--- Start of Given data ---
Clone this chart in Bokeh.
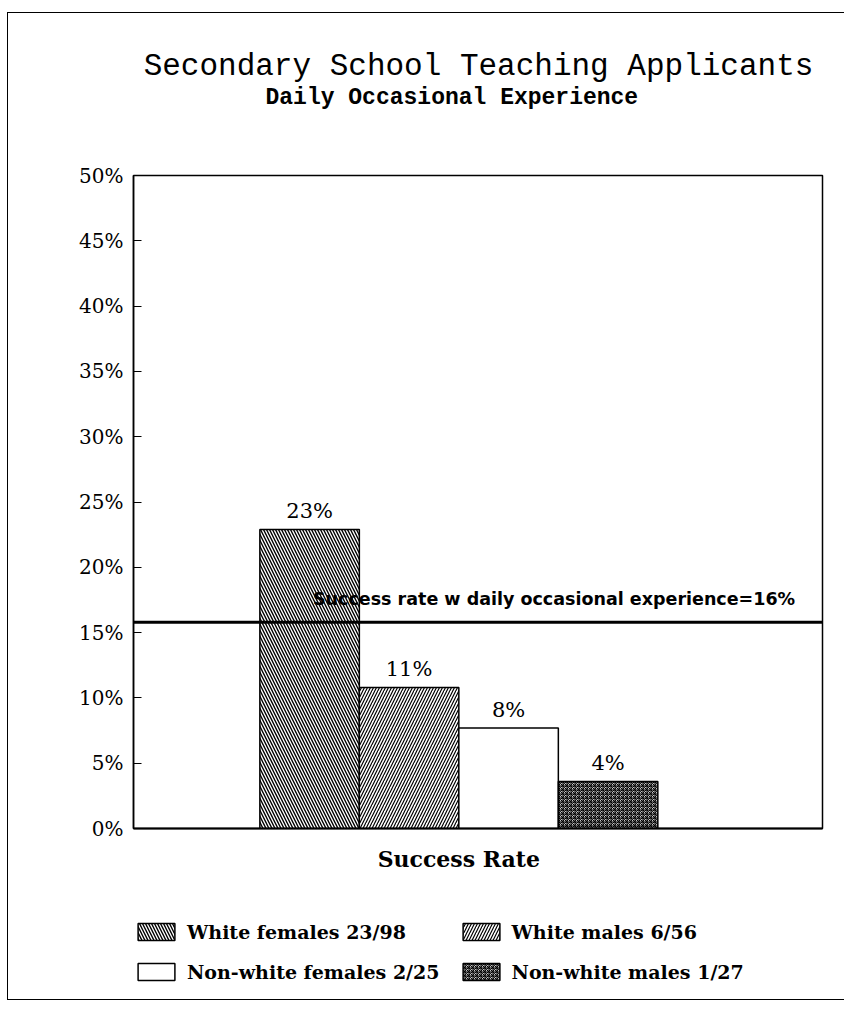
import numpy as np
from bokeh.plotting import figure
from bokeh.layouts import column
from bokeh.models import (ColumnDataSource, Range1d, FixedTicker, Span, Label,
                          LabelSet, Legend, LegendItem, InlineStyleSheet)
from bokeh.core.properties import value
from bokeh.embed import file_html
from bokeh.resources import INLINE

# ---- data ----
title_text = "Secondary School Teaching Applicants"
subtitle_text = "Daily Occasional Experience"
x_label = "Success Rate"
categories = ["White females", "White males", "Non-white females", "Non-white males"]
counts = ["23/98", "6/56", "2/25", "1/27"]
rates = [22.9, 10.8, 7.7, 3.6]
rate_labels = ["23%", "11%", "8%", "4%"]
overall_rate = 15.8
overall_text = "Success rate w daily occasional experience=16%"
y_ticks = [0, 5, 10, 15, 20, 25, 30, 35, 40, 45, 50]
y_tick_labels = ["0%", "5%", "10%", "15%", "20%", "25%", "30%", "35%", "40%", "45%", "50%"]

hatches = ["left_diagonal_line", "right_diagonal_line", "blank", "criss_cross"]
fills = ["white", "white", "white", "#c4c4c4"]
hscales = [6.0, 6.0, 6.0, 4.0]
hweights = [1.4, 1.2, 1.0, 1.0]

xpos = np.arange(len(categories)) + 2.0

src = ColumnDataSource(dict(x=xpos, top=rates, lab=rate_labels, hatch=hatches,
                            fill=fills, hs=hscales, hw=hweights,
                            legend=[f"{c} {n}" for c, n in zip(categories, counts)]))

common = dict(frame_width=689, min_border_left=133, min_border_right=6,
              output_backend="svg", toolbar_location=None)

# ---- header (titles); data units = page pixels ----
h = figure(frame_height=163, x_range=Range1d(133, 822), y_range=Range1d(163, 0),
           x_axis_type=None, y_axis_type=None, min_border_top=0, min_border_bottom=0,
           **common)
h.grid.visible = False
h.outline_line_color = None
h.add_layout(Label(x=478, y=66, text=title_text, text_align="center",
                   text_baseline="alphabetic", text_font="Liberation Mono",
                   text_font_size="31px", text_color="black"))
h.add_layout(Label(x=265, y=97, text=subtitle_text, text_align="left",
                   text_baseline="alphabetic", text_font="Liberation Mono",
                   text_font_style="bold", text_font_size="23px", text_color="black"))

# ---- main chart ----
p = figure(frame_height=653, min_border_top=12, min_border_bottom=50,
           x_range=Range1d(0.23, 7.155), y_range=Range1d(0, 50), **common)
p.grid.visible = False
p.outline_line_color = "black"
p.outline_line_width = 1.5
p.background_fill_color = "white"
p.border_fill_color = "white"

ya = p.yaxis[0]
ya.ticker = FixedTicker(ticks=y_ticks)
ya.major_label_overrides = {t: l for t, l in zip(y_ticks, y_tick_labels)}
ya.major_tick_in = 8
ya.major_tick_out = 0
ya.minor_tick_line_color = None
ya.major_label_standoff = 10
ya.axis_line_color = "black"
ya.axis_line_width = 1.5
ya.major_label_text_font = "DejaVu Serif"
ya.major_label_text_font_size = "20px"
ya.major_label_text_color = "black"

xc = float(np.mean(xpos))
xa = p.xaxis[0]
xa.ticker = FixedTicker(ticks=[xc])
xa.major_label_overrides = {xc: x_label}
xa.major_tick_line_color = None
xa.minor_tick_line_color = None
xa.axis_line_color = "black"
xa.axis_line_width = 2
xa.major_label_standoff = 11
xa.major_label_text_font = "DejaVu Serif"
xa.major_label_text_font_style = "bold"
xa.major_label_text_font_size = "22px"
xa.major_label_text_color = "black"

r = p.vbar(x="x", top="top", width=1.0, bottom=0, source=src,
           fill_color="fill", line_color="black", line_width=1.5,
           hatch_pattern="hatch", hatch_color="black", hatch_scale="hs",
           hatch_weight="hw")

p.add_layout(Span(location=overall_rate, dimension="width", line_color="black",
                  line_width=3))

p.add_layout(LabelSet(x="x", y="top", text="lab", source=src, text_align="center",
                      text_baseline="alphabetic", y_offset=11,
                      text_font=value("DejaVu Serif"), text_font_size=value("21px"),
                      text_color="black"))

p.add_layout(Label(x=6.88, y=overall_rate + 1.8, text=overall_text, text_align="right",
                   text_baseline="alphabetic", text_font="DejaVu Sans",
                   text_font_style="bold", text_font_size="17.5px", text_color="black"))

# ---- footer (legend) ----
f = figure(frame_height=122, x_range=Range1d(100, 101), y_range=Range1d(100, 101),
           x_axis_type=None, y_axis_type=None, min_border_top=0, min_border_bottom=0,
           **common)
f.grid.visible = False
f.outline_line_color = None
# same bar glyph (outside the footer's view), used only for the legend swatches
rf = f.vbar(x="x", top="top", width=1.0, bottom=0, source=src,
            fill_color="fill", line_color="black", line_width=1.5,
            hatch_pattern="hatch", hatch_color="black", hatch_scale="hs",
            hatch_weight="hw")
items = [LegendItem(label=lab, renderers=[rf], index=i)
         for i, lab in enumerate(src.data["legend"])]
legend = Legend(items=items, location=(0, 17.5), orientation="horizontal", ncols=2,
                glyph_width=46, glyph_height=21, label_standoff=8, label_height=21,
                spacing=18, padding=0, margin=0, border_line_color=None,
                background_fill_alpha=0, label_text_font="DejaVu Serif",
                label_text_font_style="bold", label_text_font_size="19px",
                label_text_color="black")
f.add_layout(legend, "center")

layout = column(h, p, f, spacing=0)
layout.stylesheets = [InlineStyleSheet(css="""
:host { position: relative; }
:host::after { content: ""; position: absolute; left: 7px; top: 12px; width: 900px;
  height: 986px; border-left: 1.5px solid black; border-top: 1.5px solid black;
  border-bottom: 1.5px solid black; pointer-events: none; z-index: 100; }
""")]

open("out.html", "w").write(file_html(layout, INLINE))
--- End of Given data ---
** Task requirements **
Omit each picture, then return all of the listing exactly as it stands.

** Worked solution **
Clone this chart in Bokeh.
import numpy as np
from bokeh.plotting import figure
from bokeh.layouts import column
from bokeh.models import (ColumnDataSource, Range1d, FixedTicker, Span, Label,
                          LabelSet, Legend, LegendItem, InlineStyleSheet)
from bokeh.core.properties import value
from bokeh.embed import file_html
from bokeh.resources import INLINE

# ---- data ----
title_text = "Secondary School Teaching Applicants"
subtitle_text = "Daily Occasional Experience"
x_label = "Success Rate"
categories = ["White females", "White males", "Non-white females", "Non-white males"]
counts = ["23/98", "6/56", "2/25", "1/27"]
rates = [22.9, 10.8, 7.7, 3.6]
rate_labels = ["23%", "11%", "8%", "4%"]
overall_rate = 15.8
overall_text = "Success rate w daily occasional experience=16%"
y_ticks = [0, 5, 10, 15, 20, 25, 30, 35, 40, 45, 50]
y_tick_labels = ["0%", "5%", "10%", "15%", "20%", "25%", "30%", "35%", "40%", "45%", "50%"]

hatches = ["left_diagonal_line", "right_diagonal_line", "blank", "criss_cross"]
fills = ["white", "white", "white", "#c4c4c4"]
hscales = [6.0, 6.0, 6.0, 4.0]
hweights = [1.4, 1.2, 1.0, 1.0]

xpos = np.arange(len(categories)) + 2.0

src = ColumnDataSource(dict(x=xpos, top=rates, lab=rate_labels, hatch=hatches,
                            fill=fills, hs=hscales, hw=hweights,
                            legend=[f"{c} {n}" for c, n in zip(categories, counts)]))

common = dict(frame_width=689, min_border_left=133, min_border_right=6,
              output_backend="svg", toolbar_location=None)

# ---- header (titles); data units = page pixels ----
h = figure(frame_height=163, x_range=Range1d(133, 822), y_range=Range1d(163, 0),
           x_axis_type=None, y_axis_type=None, min_border_top=0, min_border_bottom=0,
           **common)
h.grid.visible = False
h.outline_line_color = None
h.add_layout(Label(x=478, y=66, text=title_text, text_align="center",
                   text_baseline="alphabetic", text_font="Liberation Mono",
                   text_font_size="31px", text_color="black"))
h.add_layout(Label(x=265, y=97, text=subtitle_text, text_align="left",
                   text_baseline="alphabetic", text_font="Liberation Mono",
                   text_font_style="bold", text_font_size="23px", text_color="black"))

# ---- main chart ----
p = figure(frame_height=653, min_border_top=12, min_border_bottom=50,
           x_range=Range1d(0.23, 7.155), y_range=Range1d(0, 50), **common)
p.grid.visible = False
p.outline_line_color = "black"
p.outline_line_width = 1.5
p.background_fill_color = "white"
p.border_fill_color = "white"

ya = p.yaxis[0]
ya.ticker = FixedTicker(ticks=y_ticks)
ya.major_label_overrides = {t: l for t, l in zip(y_ticks, y_tick_labels)}
ya.major_tick_in = 8
ya.major_tick_out = 0
ya.minor_tick_line_color = None
ya.major_label_standoff = 10
ya.axis_line_color = "black"
ya.axis_line_width = 1.5
ya.major_label_text_font = "DejaVu Serif"
ya.major_label_text_font_size = "20px"
ya.major_label_text_color = "black"

xc = float(np.mean(xpos))
xa = p.xaxis[0]
xa.ticker = FixedTicker(ticks=[xc])
xa.major_label_overrides = {xc: x_label}
xa.major_tick_line_color = None
xa.minor_tick_line_color = None
xa.axis_line_color = "black"
xa.axis_line_width = 2
xa.major_label_standoff = 11
xa.major_label_text_font = "DejaVu Serif"
xa.major_label_text_font_style = "bold"
xa.major_label_text_font_size = "22px"
xa.major_label_text_color = "black"

r = p.vbar(x="x", top="top", width=1.0, bottom=0, source=src,
           fill_color="fill", line_color="black", line_width=1.5,
           hatch_pattern="hatch", hatch_color="black", hatch_scale="hs",
           hatch_weight="hw")

p.add_layout(Span(location=overall_rate, dimension="width", line_color="black",
                  line_width=3))

p.add_layout(LabelSet(x="x", y="top", text="lab", source=src, text_align="center",
                      text_baseline="alphabetic", y_offset=11,
                      text_font=value("DejaVu Serif"), text_font_size=value("21px"),
                      text_color="black"))

p.add_layout(Label(x=6.88, y=overall_rate + 1.8, text=overall_text, text_align="right",
                   text_baseline="alphabetic", text_font="DejaVu Sans",
                   text_font_style="bold", text_font_size="17.5px", text_color="black"))

# ---- footer (legend) ----
f = figure(frame_height=122, x_range=Range1d(100, 101), y_range=Range1d(100, 101),
           x_axis_type=None, y_axis_type=None, min_border_top=0, min_border_bottom=0,
           **common)
f.grid.visible = False
f.outline_line_color = None
# same bar glyph (outside the footer's view), used only for the legend swatches
rf = f.vbar(x="x", top="top", width=1.0, bottom=0, source=src,
            fill_color="fill", line_color="black", line_width=1.5,
            hatch_pattern="hatch", hatch_color="black", hatch_scale="hs",
            hatch_weight="hw")
items = [LegendItem(label=lab, renderers=[rf], index=i)
         for i, lab in enumerate(src.data["legend"])]
legend = Legend(items=items, location=(0, 17.5), orientation="horizontal", ncols=2,
                glyph_width=46, glyph_height=21, label_standoff=8, label_height=21,
                spacing=18, padding=0, margin=0, border_line_color=None,
                background_fill_alpha=0, label_text_font="DejaVu Serif",
                label_text_font_style="bold", label_text_font_size="19px",
                label_text_color="black")
f.add_layout(legend, "center")

layout = column(h, p, f, spacing=0)
layout.stylesheets = [InlineStyleSheet(css="""
:host { position: relative; }
:host::after { content: ""; position: absolute; left: 7px; top: 12px; width: 900px;
  height: 986px; border-left: 1.5px solid black; border-top: 1.5px solid black;
  border-bottom: 1.5px solid black; pointer-events: none; z-index: 100; }
""")]

open("out.html", "w").write(file_html(layout, INLINE))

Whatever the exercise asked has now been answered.